More than 150 people attended the San Francisco 30th anniversary celebration of the Farabundo Marti National Liberation Front (FMLN) of El Salvador. The S.F. event was one of many such commemorations held in El Salvador, the United States and other countries around the world.
A solidarity message was read at the event by Richard Becker on behalf of the Party for Socialism and Liberation. Salvador Cordon, Northern California Coordinator of the FMLN, described the PSL and the ANSWER Coalition as “our closest allies,” and presented each with certificates of recognition.

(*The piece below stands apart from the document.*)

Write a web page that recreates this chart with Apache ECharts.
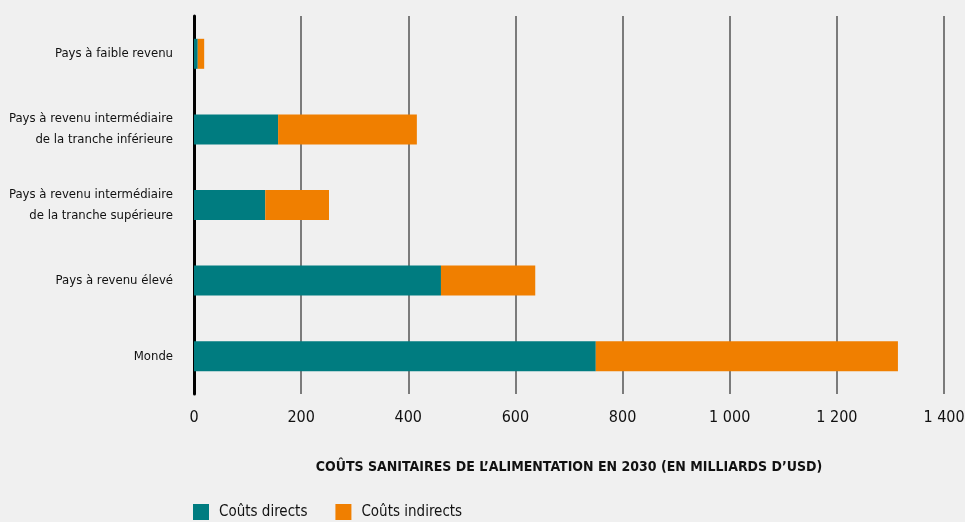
<!DOCTYPE html>
<html>
<head>
<meta charset="utf-8">
<script src="https://cdn.jsdelivr.net/npm/echarts@6/dist/echarts.min.js"></script>
<style>
  html, body { margin: 0; padding: 0; background: #f0f0f0; }
  #chart { width: 965px; height: 522px; }
</style>
</head>
<body>
<div id="chart"></div>
<script>
const categories = [
  'Pays à faible revenu',
  'Pays à revenu intermédiaire\nde la tranche inférieure',
  'Pays à revenu intermédiaire\nde la tranche supérieure',
  'Pays à revenu élevé',
  'Monde'
];
const directCosts = [7, 157, 133, 461, 750];
const indirectCosts = [12, 259, 119, 176, 564];
const xTicks = { min: 0, max: 1400, interval: 200 };

const font = '"Liberation Sans Narrow", "DejaVu Sans Condensed", sans-serif';
const chart = echarts.init(document.getElementById('chart'));

chart.setOption({
  backgroundColor: '#f0f0f0',
  textStyle: { fontFamily: font, color: '#111' },
  grid: { left: 194, right: 21, top: 16, bottom: 128, containLabel: false, outerBoundsMode: 'none' },
  legend: {
    left: 193, bottom: 2, padding: 0,
    itemWidth: 16, itemHeight: 16, itemGap: 28,
    icon: 'rect',
    textStyle: { fontFamily: font, fontSize: 15, color: '#111', padding: [0, 0, 0, 5] },
    data: ['Coûts directs', 'Coûts indirects']
  },
  xAxis: {
    type: 'value',
    min: xTicks.min, max: xTicks.max, interval: xTicks.interval,
    name: 'COÛTS SANITAIRES DE L’ALIMENTATION EN 2030 (EN MILLIARDS D’USD)',
    nameLocation: 'middle',
    nameGap: 66,
    nameTextStyle: { fontFamily: font, fontSize: 14, fontWeight: 'bold', color: '#111' },
    axisLine: { show: false },
    axisTick: { show: false },
    axisLabel: {
      margin: 16, fontSize: 16, color: '#111', fontFamily: font,
      formatter: v => String(v).replace(/\B(?=(\d{3})+(?!\d))/g, ' ')
    },
    splitLine: { show: true, lineStyle: { color: '#555', width: 1.5 } }
  },
  yAxis: {
    type: 'category',
    inverse: true,
    data: categories,
    axisLine: { show: true, lineStyle: { color: '#000', width: 3 } },
    axisTick: { show: false },
    axisLabel: { margin: 21, fontSize: 13, lineHeight: 21, color: '#111', fontFamily: font, align: 'right' }
  },
  series: [
    {
      name: 'Coûts directs', type: 'bar', stack: 'total',
      barWidth: 30, itemStyle: { color: '#007c80' },
      data: directCosts
    },
    {
      name: 'Coûts indirects', type: 'bar', stack: 'total',
      barWidth: 30, itemStyle: { color: '#f07f00' },
      data: indirectCosts
    }
  ]
});
</script>
</body>
</html>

The program for the evening was a mix of speeches and cultural presentations, a Salvadoran dinner, and a dance. The event was emceed by Haydee Martinez and the main speech—tracing the history of the struggle in El Salvador—was by Cordon.

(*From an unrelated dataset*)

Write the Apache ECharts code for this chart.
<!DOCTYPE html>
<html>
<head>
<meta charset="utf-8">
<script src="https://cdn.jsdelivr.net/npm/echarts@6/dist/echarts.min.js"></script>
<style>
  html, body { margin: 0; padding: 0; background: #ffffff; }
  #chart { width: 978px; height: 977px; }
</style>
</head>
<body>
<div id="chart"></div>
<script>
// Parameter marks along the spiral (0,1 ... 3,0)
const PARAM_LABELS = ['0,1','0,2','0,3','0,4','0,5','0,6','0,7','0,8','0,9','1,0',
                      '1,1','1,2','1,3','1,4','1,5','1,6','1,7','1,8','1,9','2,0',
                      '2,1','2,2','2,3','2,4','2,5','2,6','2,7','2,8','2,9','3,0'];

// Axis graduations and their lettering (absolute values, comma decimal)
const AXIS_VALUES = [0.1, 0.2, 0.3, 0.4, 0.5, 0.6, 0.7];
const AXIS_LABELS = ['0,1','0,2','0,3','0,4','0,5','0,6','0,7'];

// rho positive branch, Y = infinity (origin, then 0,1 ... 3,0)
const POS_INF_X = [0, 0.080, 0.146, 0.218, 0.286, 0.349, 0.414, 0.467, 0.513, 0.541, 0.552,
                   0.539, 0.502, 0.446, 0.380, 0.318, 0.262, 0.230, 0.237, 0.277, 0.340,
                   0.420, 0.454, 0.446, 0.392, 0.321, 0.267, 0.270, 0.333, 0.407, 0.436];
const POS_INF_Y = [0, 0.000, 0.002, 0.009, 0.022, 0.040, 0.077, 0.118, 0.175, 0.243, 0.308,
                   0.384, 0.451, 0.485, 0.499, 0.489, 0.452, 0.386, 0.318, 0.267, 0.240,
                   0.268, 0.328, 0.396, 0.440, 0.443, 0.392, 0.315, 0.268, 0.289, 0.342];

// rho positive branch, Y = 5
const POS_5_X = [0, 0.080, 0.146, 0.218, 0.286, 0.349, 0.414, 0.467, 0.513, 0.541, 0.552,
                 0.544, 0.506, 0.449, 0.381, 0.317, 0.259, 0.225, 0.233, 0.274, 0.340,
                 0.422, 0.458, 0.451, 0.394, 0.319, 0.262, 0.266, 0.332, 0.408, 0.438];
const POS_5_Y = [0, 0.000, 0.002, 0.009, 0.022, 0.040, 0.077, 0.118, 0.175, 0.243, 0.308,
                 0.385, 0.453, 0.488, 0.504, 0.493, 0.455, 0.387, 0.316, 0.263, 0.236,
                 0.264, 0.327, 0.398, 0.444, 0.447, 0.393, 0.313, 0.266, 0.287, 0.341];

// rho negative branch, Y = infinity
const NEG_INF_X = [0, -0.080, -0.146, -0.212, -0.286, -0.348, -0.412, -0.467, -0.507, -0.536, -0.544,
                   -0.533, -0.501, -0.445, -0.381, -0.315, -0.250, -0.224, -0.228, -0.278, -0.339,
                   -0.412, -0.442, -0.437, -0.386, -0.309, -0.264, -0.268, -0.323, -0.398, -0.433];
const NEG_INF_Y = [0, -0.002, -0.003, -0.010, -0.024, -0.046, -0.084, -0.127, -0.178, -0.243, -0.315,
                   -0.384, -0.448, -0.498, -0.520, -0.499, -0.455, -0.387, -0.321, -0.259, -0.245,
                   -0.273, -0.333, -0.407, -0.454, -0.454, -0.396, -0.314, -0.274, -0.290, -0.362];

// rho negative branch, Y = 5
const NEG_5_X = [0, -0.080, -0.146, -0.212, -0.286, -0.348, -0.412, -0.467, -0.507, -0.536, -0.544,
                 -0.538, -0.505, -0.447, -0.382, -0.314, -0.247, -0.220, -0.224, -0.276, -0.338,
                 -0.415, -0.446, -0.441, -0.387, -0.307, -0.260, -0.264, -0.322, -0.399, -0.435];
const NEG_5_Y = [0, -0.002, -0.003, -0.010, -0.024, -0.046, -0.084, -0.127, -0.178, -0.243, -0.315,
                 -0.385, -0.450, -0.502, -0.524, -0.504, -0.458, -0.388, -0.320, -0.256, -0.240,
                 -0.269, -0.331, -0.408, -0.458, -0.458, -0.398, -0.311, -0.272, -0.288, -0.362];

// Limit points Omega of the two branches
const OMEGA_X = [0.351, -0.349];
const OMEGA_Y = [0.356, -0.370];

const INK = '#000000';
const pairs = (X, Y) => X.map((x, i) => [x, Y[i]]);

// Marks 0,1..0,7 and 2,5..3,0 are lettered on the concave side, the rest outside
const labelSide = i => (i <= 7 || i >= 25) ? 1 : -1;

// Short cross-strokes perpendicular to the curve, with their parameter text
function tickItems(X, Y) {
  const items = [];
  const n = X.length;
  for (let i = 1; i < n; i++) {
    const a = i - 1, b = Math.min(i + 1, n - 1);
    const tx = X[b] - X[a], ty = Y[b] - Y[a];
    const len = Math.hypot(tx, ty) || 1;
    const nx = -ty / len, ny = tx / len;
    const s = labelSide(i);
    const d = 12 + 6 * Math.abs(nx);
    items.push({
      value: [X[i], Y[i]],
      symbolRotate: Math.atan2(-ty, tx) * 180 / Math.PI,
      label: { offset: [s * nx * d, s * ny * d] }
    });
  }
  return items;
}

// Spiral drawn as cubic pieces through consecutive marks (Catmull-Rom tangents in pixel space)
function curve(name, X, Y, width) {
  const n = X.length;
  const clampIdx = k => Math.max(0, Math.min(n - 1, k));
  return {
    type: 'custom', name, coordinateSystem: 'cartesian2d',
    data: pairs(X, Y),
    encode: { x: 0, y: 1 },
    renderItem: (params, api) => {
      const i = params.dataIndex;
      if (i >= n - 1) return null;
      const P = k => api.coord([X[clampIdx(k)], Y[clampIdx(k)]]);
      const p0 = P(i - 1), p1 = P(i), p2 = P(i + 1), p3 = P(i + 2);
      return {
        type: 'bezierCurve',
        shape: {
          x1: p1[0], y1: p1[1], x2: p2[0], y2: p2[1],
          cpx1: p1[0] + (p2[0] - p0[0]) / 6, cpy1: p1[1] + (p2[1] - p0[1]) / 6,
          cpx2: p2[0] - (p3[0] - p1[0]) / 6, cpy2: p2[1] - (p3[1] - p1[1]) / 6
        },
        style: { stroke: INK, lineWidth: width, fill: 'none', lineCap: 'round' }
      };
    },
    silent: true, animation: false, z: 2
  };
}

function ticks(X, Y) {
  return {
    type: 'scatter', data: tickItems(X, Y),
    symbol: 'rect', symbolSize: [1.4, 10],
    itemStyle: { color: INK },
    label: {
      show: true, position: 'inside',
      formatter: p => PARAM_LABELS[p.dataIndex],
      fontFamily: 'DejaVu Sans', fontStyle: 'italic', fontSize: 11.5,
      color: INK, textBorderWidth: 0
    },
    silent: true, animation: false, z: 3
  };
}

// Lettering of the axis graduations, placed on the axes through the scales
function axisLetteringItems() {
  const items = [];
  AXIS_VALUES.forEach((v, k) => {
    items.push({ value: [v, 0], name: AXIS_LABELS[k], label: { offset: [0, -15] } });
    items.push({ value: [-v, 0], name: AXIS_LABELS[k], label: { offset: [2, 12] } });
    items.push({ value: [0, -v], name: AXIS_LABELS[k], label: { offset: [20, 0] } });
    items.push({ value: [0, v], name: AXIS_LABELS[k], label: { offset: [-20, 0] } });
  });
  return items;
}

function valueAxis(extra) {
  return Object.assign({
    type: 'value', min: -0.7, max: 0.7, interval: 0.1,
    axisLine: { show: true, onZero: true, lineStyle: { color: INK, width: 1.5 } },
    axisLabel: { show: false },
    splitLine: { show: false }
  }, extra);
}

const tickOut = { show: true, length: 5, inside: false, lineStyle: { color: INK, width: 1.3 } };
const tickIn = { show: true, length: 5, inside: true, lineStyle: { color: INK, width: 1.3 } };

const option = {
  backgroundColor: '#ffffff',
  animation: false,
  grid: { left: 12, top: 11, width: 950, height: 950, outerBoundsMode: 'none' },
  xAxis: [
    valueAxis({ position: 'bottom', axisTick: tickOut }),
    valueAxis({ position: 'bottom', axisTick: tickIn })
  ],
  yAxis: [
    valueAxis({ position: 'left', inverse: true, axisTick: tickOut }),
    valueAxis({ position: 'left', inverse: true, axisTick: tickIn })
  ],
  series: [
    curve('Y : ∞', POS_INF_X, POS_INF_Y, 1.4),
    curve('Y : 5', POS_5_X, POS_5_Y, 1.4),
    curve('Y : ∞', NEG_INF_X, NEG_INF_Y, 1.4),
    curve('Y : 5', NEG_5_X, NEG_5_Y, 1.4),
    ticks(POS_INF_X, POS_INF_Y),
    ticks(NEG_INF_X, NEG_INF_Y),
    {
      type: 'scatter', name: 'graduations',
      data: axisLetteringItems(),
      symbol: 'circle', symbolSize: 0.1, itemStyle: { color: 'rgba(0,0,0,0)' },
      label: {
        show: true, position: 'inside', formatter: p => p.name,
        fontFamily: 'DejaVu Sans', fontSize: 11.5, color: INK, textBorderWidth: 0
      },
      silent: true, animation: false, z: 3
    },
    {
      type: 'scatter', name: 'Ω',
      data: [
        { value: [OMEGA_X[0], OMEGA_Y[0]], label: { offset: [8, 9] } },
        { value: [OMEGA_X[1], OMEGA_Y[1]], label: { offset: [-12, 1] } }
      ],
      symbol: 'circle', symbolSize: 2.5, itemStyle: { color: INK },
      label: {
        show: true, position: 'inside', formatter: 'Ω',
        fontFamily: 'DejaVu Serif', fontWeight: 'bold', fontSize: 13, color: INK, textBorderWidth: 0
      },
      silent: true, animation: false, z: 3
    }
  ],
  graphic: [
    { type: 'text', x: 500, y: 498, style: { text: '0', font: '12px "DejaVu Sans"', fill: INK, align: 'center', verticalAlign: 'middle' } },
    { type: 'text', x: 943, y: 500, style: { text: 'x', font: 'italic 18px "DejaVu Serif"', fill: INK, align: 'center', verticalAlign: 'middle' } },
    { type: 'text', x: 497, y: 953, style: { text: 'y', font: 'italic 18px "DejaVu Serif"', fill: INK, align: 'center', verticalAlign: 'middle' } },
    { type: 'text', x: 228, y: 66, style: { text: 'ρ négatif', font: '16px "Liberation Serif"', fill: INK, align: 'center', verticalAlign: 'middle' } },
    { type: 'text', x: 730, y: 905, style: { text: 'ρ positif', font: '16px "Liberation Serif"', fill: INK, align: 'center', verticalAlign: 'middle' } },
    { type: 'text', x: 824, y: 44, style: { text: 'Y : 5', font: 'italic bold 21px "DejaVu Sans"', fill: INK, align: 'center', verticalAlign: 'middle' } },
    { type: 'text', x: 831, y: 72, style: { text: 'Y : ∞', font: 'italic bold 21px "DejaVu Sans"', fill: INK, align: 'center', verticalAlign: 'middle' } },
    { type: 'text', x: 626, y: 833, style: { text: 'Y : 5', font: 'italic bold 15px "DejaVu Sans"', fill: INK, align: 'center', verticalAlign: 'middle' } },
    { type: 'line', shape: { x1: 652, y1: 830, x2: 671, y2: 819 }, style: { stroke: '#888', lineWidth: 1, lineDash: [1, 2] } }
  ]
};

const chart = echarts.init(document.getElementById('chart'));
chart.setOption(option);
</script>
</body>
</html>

Cordon described how the FMLN was formed by five political-military organizations at a time of both massive popular uprising and brutal repression by the Salvadoran military who carried out a campaign of mass terror that drove the mass movement underground. For 11 years the FMLN waged guerrilla war and would have achieved victory if not for U.S. military intervention on a gigantic scale in a country of just 6 million people.
Cordon pointed out that it was this intervention that prolonged the war, exhausting much of the population. At the same time, the Salvadoran military could not achieve victory; a stalemate developed. That factor and the fall of the socialist camp between 1989 and 1991, prevented the triumph of the Salvadoran Revolution.
In 1992 a peace accord was signed, and the FMLN transformed itself into a political party. Last year the candidate it supported, Mauricio Funes, won the presidency and the FLMN holds several of the social ministries in the current government.